═════ Data provided ═════

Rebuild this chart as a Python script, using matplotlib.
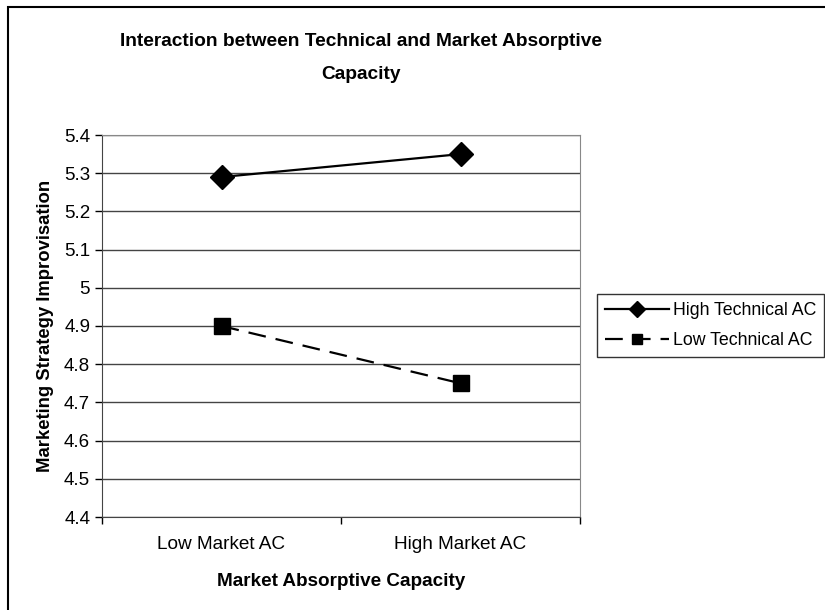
import matplotlib
matplotlib.use('Agg')
import matplotlib.pyplot as plt
from matplotlib.patches import Rectangle

plt.rcParams['font.family'] = ['Liberation Sans', 'DejaVu Sans']

categories = ['Low Market AC', 'High Market AC']
high_tech = [5.29, 5.35]
low_tech = [4.90, 4.75]
yticks = [4.4, 4.5, 4.6, 4.7, 4.8, 4.9, 5.0, 5.1, 5.2, 5.3, 5.4]
ytick_labels = ['4.4', '4.5', '4.6', '4.7', '4.8', '4.9', '5', '5.1', '5.2', '5.3', '5.4']

fig = plt.figure(figsize=(8.25, 6.1), dpi=100)
ax = fig.add_axes([102/825, 1-517/610, 478/825, 382/610])

x = list(range(len(categories)))
ax.plot(x, high_tech, color='black', lw=1.6, marker='D', ms=12, label='High Technical AC')
ax.plot(x, low_tech, color='black', lw=1.6, ls=(0, (8, 4.5)), marker='s', ms=12, label='Low Technical AC')

ax.set_xlim(-0.5, 1.5)
ax.set_ylim(4.4, 5.4)
ax.set_yticks(yticks)
ax.set_yticklabels(ytick_labels, fontsize=13.5)
for y in yticks:
    ax.axhline(y, color='#444444', lw=1, zorder=0)

ax.set_xticks([-0.5, 0.5, 1.5])
ax.set_xticklabels(['', '', ''])
ax.set_xticks(x, minor=True)
ax.set_xticklabels(categories, minor=True, fontsize=13.7)
ax.tick_params(axis='x', which='minor', length=0, pad=14)
ax.tick_params(axis='both', which='major', length=5, width=1, direction='out')

for s in ['top', 'right']:
    ax.spines[s].set_color('#888888')
for s in ['left', 'bottom']:
    ax.spines[s].set_color('#444444')

ax.set_xlabel('Market Absorptive Capacity', fontsize=13.6, fontweight='bold', labelpad=14)
ax.set_ylabel('Marketing Strategy Improvisation', fontsize=13.3, fontweight='bold', labelpad=7)

fig.text(0.437, 1-58/610, 'Interaction between Technical and Market Absorptive\nCapacity',
         ha='center', va='center', fontsize=13.8, fontweight='bold', linespacing=2.3)

leg = fig.legend(loc='upper left', bbox_to_anchor=(597/825, 1-294/610), fontsize=12.8,
                 frameon=True, fancybox=False, edgecolor='black', handlelength=3.6,
                 borderpad=0.45, labelspacing=0.75, handletextpad=0.2, borderaxespad=0,
                 markerscale=0.65)
leg.get_frame().set_linewidth(1)

fig.patches.append(Rectangle((8/825, -0.1), 2, 1-7/610+0.1, transform=fig.transFigure,
                             fill=False, edgecolor='black', lw=1.5))

fig.savefig('out.png', dpi=100)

═════

▶ The exercise: Except for the pictures, give all the material above again verbatim.

▶ Correct result:
Rebuild this chart as a Python script, using matplotlib.
import matplotlib
matplotlib.use('Agg')
import matplotlib.pyplot as plt
from matplotlib.patches import Rectangle

plt.rcParams['font.family'] = ['Liberation Sans', 'DejaVu Sans']

categories = ['Low Market AC', 'High Market AC']
high_tech = [5.29, 5.35]
low_tech = [4.90, 4.75]
yticks = [4.4, 4.5, 4.6, 4.7, 4.8, 4.9, 5.0, 5.1, 5.2, 5.3, 5.4]
ytick_labels = ['4.4', '4.5', '4.6', '4.7', '4.8', '4.9', '5', '5.1', '5.2', '5.3', '5.4']

fig = plt.figure(figsize=(8.25, 6.1), dpi=100)
ax = fig.add_axes([102/825, 1-517/610, 478/825, 382/610])

x = list(range(len(categories)))
ax.plot(x, high_tech, color='black', lw=1.6, marker='D', ms=12, label='High Technical AC')
ax.plot(x, low_tech, color='black', lw=1.6, ls=(0, (8, 4.5)), marker='s', ms=12, label='Low Technical AC')

ax.set_xlim(-0.5, 1.5)
ax.set_ylim(4.4, 5.4)
ax.set_yticks(yticks)
ax.set_yticklabels(ytick_labels, fontsize=13.5)
for y in yticks:
    ax.axhline(y, color='#444444', lw=1, zorder=0)

ax.set_xticks([-0.5, 0.5, 1.5])
ax.set_xticklabels(['', '', ''])
ax.set_xticks(x, minor=True)
ax.set_xticklabels(categories, minor=True, fontsize=13.7)
ax.tick_params(axis='x', which='minor', length=0, pad=14)
ax.tick_params(axis='both', which='major', length=5, width=1, direction='out')

for s in ['top', 'right']:
    ax.spines[s].set_color('#888888')
for s in ['left', 'bottom']:
    ax.spines[s].set_color('#444444')

ax.set_xlabel('Market Absorptive Capacity', fontsize=13.6, fontweight='bold', labelpad=14)
ax.set_ylabel('Marketing Strategy Improvisation', fontsize=13.3, fontweight='bold', labelpad=7)

fig.text(0.437, 1-58/610, 'Interaction between Technical and Market Absorptive\nCapacity',
         ha='center', va='center', fontsize=13.8, fontweight='bold', linespacing=2.3)

leg = fig.legend(loc='upper left', bbox_to_anchor=(597/825, 1-294/610), fontsize=12.8,
                 frameon=True, fancybox=False, edgecolor='black', handlelength=3.6,
                 borderpad=0.45, labelspacing=0.75, handletextpad=0.2, borderaxespad=0,
                 markerscale=0.65)
leg.get_frame().set_linewidth(1)

fig.patches.append(Rectangle((8/825, -0.1), 2, 1-7/610+0.1, transform=fig.transFigure,
                             fill=False, edgecolor='black', lw=1.5))

fig.savefig('out.png', dpi=100)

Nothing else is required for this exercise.